--- RECORD EXCERPTS ---
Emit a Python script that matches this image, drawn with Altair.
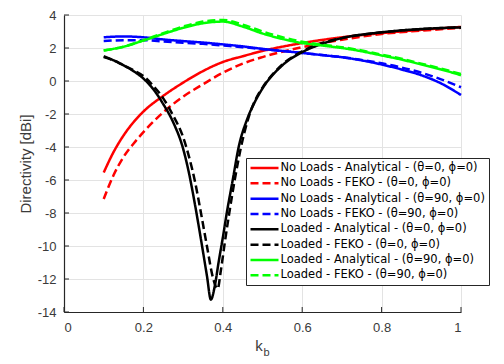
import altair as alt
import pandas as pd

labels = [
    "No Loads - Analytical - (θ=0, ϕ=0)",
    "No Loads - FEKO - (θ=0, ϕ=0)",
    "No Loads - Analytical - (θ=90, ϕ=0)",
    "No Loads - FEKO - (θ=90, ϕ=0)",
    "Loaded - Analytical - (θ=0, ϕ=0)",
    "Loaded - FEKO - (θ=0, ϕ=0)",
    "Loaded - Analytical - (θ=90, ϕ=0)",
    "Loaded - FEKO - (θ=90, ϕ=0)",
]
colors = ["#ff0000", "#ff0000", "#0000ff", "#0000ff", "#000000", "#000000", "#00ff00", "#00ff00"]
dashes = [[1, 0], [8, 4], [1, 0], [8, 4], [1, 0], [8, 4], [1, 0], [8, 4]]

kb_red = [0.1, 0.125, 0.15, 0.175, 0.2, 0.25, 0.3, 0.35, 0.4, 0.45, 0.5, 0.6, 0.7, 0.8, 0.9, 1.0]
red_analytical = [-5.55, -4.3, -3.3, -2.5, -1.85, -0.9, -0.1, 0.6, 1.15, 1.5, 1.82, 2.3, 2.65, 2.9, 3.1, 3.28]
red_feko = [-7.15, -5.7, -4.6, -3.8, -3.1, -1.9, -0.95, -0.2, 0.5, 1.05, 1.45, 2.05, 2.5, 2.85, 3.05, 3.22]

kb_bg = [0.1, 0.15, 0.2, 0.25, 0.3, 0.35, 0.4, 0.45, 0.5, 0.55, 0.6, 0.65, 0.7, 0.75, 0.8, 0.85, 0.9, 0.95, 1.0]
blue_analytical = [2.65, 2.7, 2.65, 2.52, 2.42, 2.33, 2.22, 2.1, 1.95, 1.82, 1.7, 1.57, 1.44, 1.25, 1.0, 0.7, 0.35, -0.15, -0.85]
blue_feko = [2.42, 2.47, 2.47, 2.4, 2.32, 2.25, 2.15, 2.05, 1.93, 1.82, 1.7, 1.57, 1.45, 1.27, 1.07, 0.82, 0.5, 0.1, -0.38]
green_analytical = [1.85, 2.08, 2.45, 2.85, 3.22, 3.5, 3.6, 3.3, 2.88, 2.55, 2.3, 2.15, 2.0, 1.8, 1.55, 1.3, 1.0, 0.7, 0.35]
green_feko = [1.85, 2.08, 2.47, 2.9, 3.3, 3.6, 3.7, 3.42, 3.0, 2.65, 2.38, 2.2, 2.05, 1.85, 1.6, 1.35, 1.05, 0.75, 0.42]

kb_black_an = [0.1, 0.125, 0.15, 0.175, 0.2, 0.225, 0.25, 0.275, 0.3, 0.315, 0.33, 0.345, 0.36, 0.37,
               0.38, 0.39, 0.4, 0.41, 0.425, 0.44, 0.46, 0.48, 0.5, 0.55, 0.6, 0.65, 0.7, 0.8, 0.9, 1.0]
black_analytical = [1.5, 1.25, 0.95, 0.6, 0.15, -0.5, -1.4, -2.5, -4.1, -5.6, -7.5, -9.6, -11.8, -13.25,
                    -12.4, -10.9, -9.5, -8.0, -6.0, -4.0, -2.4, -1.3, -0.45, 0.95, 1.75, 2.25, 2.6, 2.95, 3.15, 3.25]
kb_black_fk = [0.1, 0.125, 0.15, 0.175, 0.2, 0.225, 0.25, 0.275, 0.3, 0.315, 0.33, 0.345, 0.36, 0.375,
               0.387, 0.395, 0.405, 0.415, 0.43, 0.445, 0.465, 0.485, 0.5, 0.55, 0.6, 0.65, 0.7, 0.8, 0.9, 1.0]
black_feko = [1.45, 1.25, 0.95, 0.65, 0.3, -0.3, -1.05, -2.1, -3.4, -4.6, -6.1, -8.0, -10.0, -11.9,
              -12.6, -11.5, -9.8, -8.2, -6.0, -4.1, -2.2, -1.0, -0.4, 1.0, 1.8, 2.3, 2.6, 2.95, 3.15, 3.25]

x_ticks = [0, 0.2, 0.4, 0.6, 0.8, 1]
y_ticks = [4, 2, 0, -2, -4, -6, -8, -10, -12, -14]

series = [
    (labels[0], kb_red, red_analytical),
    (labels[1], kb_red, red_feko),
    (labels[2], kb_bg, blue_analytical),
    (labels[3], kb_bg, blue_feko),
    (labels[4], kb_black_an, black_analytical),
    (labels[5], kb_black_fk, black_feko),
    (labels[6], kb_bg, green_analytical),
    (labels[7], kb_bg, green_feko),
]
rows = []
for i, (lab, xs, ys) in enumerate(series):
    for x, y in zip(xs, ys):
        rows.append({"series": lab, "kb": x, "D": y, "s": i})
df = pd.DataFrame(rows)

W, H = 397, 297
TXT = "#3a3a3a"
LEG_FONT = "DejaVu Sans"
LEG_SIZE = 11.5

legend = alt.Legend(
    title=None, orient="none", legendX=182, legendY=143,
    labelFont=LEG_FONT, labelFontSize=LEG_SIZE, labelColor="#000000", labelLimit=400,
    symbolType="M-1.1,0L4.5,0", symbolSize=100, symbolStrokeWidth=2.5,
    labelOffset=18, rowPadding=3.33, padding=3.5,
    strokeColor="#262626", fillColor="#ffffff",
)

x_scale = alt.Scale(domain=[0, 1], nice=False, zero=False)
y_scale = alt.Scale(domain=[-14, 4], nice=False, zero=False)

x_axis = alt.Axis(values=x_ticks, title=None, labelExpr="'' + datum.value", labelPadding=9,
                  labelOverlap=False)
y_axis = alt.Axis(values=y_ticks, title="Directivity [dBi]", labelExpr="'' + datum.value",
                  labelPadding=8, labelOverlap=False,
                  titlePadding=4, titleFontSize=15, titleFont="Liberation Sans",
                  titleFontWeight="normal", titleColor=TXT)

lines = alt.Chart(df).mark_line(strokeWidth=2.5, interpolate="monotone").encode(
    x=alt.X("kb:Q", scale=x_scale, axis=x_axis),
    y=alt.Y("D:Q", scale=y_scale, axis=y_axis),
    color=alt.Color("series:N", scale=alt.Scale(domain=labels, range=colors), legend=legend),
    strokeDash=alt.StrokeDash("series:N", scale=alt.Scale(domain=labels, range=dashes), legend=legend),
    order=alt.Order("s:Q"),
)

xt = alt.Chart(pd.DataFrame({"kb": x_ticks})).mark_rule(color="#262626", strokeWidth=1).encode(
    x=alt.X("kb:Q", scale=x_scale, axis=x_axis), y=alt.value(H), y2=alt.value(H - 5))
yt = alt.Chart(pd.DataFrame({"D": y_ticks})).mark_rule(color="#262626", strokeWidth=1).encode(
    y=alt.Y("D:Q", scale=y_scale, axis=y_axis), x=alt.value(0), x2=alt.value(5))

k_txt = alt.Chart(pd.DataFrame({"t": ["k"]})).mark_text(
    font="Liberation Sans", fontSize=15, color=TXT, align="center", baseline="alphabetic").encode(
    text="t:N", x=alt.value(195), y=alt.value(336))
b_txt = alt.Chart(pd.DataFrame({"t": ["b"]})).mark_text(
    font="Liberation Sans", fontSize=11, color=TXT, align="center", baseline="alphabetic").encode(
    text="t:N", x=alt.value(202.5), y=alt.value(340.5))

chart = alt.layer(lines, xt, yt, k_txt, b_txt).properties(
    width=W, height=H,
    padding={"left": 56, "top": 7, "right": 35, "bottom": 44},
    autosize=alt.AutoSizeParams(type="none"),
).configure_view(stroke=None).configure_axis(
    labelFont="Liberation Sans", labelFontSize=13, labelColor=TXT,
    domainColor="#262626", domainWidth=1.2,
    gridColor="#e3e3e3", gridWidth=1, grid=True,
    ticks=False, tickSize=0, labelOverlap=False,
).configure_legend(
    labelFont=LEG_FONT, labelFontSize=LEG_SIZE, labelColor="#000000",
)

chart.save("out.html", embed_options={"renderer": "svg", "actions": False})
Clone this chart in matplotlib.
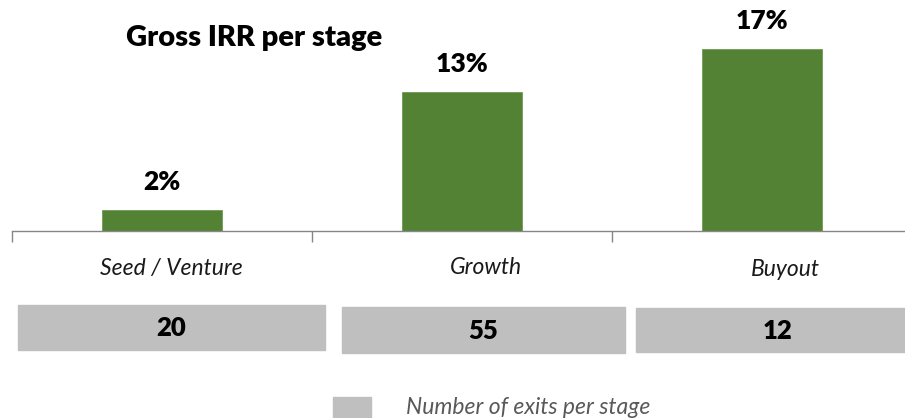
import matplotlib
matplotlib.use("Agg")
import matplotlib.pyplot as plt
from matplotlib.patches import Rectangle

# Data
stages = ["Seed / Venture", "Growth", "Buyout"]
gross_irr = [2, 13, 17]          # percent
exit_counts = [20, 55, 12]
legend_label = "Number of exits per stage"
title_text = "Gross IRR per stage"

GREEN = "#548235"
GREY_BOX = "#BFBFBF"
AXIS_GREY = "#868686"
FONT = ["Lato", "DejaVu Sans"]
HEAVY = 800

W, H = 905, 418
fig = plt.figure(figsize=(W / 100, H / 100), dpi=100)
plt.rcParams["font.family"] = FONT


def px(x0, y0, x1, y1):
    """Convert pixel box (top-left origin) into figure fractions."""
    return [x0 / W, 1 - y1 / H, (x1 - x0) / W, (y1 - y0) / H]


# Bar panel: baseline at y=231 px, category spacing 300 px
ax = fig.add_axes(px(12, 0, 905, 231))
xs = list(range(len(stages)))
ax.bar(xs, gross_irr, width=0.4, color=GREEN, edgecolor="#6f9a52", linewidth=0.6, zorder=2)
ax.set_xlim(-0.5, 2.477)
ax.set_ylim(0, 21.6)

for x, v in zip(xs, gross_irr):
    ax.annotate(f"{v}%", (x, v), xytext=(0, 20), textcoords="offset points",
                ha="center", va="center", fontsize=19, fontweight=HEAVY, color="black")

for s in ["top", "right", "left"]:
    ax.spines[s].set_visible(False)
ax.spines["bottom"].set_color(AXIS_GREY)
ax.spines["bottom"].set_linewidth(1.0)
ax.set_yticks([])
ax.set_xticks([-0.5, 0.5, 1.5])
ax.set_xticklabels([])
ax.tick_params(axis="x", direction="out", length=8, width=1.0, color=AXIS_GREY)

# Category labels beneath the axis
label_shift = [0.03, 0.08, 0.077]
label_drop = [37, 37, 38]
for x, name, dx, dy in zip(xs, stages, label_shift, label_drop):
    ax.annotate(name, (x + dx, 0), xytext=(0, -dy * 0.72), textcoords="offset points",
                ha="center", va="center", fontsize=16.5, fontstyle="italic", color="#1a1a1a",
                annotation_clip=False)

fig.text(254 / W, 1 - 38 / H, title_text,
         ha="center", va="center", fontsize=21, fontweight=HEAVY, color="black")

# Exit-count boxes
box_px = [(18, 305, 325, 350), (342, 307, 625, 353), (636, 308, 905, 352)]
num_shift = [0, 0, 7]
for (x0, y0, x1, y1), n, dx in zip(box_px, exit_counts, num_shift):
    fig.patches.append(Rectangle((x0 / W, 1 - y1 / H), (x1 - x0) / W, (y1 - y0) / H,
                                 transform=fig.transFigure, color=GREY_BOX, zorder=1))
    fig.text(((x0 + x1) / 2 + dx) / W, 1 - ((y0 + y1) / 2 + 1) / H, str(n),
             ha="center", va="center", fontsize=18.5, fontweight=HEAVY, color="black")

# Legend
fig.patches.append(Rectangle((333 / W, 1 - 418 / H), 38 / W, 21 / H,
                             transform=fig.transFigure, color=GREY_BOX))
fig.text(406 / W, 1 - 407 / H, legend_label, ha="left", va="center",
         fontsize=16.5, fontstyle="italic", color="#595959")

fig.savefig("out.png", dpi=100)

--- PROBLEM STATEMENT ---
Repeat only the lines from the beginning of the material through the line containing "import pandas as pd", both ends kept, leaving pictures out.

--- RESPONSE TO THE EXERCISE ---
Emit a Python script that matches this image, drawn with Altair.
import altair as alt
import pandas as pd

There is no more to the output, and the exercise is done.